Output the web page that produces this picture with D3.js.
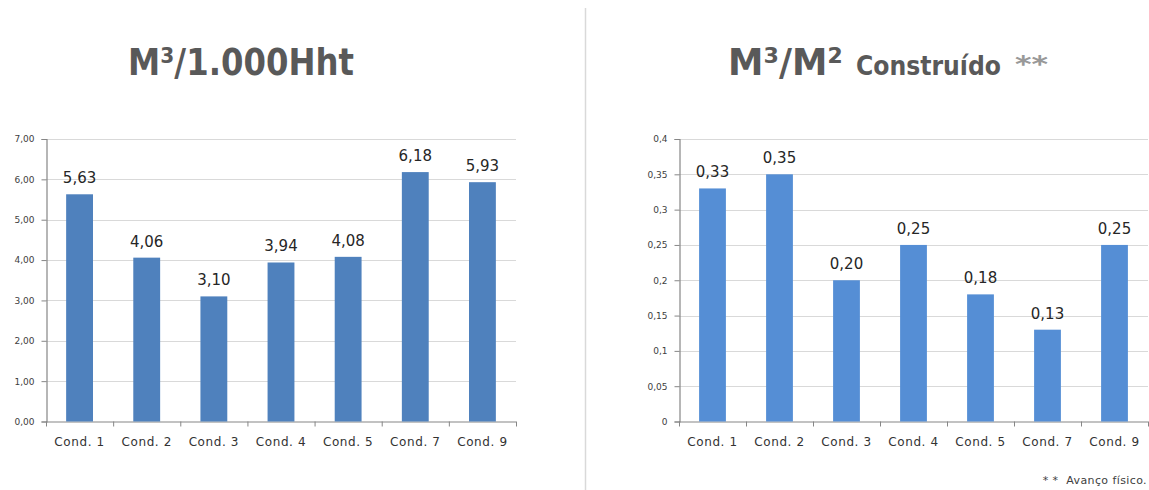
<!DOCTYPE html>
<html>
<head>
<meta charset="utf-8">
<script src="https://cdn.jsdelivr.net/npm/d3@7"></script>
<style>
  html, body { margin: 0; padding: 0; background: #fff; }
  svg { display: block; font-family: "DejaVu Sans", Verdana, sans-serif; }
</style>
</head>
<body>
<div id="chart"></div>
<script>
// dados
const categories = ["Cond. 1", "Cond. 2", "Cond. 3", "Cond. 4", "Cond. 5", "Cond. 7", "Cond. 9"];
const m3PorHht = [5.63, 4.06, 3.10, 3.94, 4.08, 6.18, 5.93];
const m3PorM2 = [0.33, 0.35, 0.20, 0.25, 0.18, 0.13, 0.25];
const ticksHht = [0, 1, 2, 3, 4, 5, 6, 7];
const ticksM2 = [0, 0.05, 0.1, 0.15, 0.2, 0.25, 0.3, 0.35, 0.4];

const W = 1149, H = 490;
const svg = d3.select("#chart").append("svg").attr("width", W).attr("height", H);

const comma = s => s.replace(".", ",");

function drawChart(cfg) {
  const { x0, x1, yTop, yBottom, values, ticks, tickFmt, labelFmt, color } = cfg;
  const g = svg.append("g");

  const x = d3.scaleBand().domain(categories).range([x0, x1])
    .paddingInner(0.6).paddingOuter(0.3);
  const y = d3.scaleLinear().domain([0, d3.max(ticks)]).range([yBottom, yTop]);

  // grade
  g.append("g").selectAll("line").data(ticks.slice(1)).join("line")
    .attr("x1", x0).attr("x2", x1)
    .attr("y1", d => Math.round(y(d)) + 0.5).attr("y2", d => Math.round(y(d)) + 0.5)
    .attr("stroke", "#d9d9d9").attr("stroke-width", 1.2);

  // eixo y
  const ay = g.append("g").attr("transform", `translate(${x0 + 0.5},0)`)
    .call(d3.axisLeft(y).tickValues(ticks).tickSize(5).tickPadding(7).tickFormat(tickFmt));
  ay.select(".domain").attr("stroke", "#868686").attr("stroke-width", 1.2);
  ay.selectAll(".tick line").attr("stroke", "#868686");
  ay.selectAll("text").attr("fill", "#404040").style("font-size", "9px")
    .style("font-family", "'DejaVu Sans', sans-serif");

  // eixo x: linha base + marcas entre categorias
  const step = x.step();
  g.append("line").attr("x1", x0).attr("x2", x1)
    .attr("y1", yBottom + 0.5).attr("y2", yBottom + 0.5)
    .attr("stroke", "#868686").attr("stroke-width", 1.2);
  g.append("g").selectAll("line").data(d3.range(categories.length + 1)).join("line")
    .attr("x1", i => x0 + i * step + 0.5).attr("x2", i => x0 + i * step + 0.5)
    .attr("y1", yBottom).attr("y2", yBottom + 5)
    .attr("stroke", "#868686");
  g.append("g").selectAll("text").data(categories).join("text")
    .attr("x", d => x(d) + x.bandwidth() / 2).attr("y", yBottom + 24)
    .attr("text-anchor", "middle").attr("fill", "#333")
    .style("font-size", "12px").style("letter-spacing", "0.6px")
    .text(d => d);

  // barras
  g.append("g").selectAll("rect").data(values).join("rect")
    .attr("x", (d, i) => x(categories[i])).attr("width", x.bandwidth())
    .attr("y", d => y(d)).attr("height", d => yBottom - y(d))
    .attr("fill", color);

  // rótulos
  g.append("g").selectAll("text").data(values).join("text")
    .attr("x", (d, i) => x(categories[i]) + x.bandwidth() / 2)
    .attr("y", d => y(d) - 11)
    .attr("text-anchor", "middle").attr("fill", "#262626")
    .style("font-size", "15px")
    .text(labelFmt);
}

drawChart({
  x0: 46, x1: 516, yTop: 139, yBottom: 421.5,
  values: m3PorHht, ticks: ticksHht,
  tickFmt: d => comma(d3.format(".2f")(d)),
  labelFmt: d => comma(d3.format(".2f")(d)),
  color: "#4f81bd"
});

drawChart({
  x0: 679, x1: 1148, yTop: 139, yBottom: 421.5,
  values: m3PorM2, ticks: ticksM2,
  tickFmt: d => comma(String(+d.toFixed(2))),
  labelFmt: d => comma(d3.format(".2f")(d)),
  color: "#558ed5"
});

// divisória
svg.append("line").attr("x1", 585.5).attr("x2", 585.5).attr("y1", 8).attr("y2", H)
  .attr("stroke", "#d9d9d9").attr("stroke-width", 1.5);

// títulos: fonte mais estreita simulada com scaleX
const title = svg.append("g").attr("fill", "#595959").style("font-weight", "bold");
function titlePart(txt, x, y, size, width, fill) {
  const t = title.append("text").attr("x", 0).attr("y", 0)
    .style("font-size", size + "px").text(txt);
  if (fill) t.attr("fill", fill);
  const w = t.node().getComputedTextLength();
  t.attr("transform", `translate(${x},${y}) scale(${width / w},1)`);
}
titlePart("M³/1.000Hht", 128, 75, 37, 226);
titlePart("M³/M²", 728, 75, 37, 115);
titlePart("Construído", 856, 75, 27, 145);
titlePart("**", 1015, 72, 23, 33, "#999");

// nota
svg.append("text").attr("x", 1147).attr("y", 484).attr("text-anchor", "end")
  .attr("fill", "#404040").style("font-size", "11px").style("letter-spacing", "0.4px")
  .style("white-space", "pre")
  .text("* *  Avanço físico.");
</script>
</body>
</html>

___

## What you will do
Write out each line again precisely as it appears, skipping every picture.

## Solution to the problem
Output the web page that produces this picture with D3.js.
<!DOCTYPE html>
<html>
<head>
<meta charset="utf-8">
<script src="https://cdn.jsdelivr.net/npm/d3@7"></script>
<style>
  html, body { margin: 0; padding: 0; background: #fff; }
  svg { display: block; font-family: "DejaVu Sans", Verdana, sans-serif; }
</style>
</head>
<body>
<div id="chart"></div>
<script>
// dados
const categories = ["Cond. 1", "Cond. 2", "Cond. 3", "Cond. 4", "Cond. 5", "Cond. 7", "Cond. 9"];
const m3PorHht = [5.63, 4.06, 3.10, 3.94, 4.08, 6.18, 5.93];
const m3PorM2 = [0.33, 0.35, 0.20, 0.25, 0.18, 0.13, 0.25];
const ticksHht = [0, 1, 2, 3, 4, 5, 6, 7];
const ticksM2 = [0, 0.05, 0.1, 0.15, 0.2, 0.25, 0.3, 0.35, 0.4];

const W = 1149, H = 490;
const svg = d3.select("#chart").append("svg").attr("width", W).attr("height", H);

const comma = s => s.replace(".", ",");

function drawChart(cfg) {
  const { x0, x1, yTop, yBottom, values, ticks, tickFmt, labelFmt, color } = cfg;
  const g = svg.append("g");

  const x = d3.scaleBand().domain(categories).range([x0, x1])
    .paddingInner(0.6).paddingOuter(0.3);
  const y = d3.scaleLinear().domain([0, d3.max(ticks)]).range([yBottom, yTop]);

  // grade
  g.append("g").selectAll("line").data(ticks.slice(1)).join("line")
    .attr("x1", x0).attr("x2", x1)
    .attr("y1", d => Math.round(y(d)) + 0.5).attr("y2", d => Math.round(y(d)) + 0.5)
    .attr("stroke", "#d9d9d9").attr("stroke-width", 1.2);

  // eixo y
  const ay = g.append("g").attr("transform", `translate(${x0 + 0.5},0)`)
    .call(d3.axisLeft(y).tickValues(ticks).tickSize(5).tickPadding(7).tickFormat(tickFmt));
  ay.select(".domain").attr("stroke", "#868686").attr("stroke-width", 1.2);
  ay.selectAll(".tick line").attr("stroke", "#868686");
  ay.selectAll("text").attr("fill", "#404040").style("font-size", "9px")
    .style("font-family", "'DejaVu Sans', sans-serif");

  // eixo x: linha base + marcas entre categorias
  const step = x.step();
  g.append("line").attr("x1", x0).attr("x2", x1)
    .attr("y1", yBottom + 0.5).attr("y2", yBottom + 0.5)
    .attr("stroke", "#868686").attr("stroke-width", 1.2);
  g.append("g").selectAll("line").data(d3.range(categories.length + 1)).join("line")
    .attr("x1", i => x0 + i * step + 0.5).attr("x2", i => x0 + i * step + 0.5)
    .attr("y1", yBottom).attr("y2", yBottom + 5)
    .attr("stroke", "#868686");
  g.append("g").selectAll("text").data(categories).join("text")
    .attr("x", d => x(d) + x.bandwidth() / 2).attr("y", yBottom + 24)
    .attr("text-anchor", "middle").attr("fill", "#333")
    .style("font-size", "12px").style("letter-spacing", "0.6px")
    .text(d => d);

  // barras
  g.append("g").selectAll("rect").data(values).join("rect")
    .attr("x", (d, i) => x(categories[i])).attr("width", x.bandwidth())
    .attr("y", d => y(d)).attr("height", d => yBottom - y(d))
    .attr("fill", color);

  // rótulos
  g.append("g").selectAll("text").data(values).join("text")
    .attr("x", (d, i) => x(categories[i]) + x.bandwidth() / 2)
    .attr("y", d => y(d) - 11)
    .attr("text-anchor", "middle").attr("fill", "#262626")
    .style("font-size", "15px")
    .text(labelFmt);
}

drawChart({
  x0: 46, x1: 516, yTop: 139, yBottom: 421.5,
  values: m3PorHht, ticks: ticksHht,
  tickFmt: d => comma(d3.format(".2f")(d)),
  labelFmt: d => comma(d3.format(".2f")(d)),
  color: "#4f81bd"
});

drawChart({
  x0: 679, x1: 1148, yTop: 139, yBottom: 421.5,
  values: m3PorM2, ticks: ticksM2,
  tickFmt: d => comma(String(+d.toFixed(2))),
  labelFmt: d => comma(d3.format(".2f")(d)),
  color: "#558ed5"
});

// divisória
svg.append("line").attr("x1", 585.5).attr("x2", 585.5).attr("y1", 8).attr("y2", H)
  .attr("stroke", "#d9d9d9").attr("stroke-width", 1.5);

// títulos: fonte mais estreita simulada com scaleX
const title = svg.append("g").attr("fill", "#595959").style("font-weight", "bold");
function titlePart(txt, x, y, size, width, fill) {
  const t = title.append("text").attr("x", 0).attr("y", 0)
    .style("font-size", size + "px").text(txt);
  if (fill) t.attr("fill", fill);
  const w = t.node().getComputedTextLength();
  t.attr("transform", `translate(${x},${y}) scale(${width / w},1)`);
}
titlePart("M³/1.000Hht", 128, 75, 37, 226);
titlePart("M³/M²", 728, 75, 37, 115);
titlePart("Construído", 856, 75, 27, 145);
titlePart("**", 1015, 72, 23, 33, "#999");

// nota
svg.append("text").attr("x", 1147).attr("y", 484).attr("text-anchor", "end")
  .attr("fill", "#404040").style("font-size", "11px").style("letter-spacing", "0.4px")
  .style("white-space", "pre")
  .text("* *  Avanço físico.");
</script>
</body>
</html>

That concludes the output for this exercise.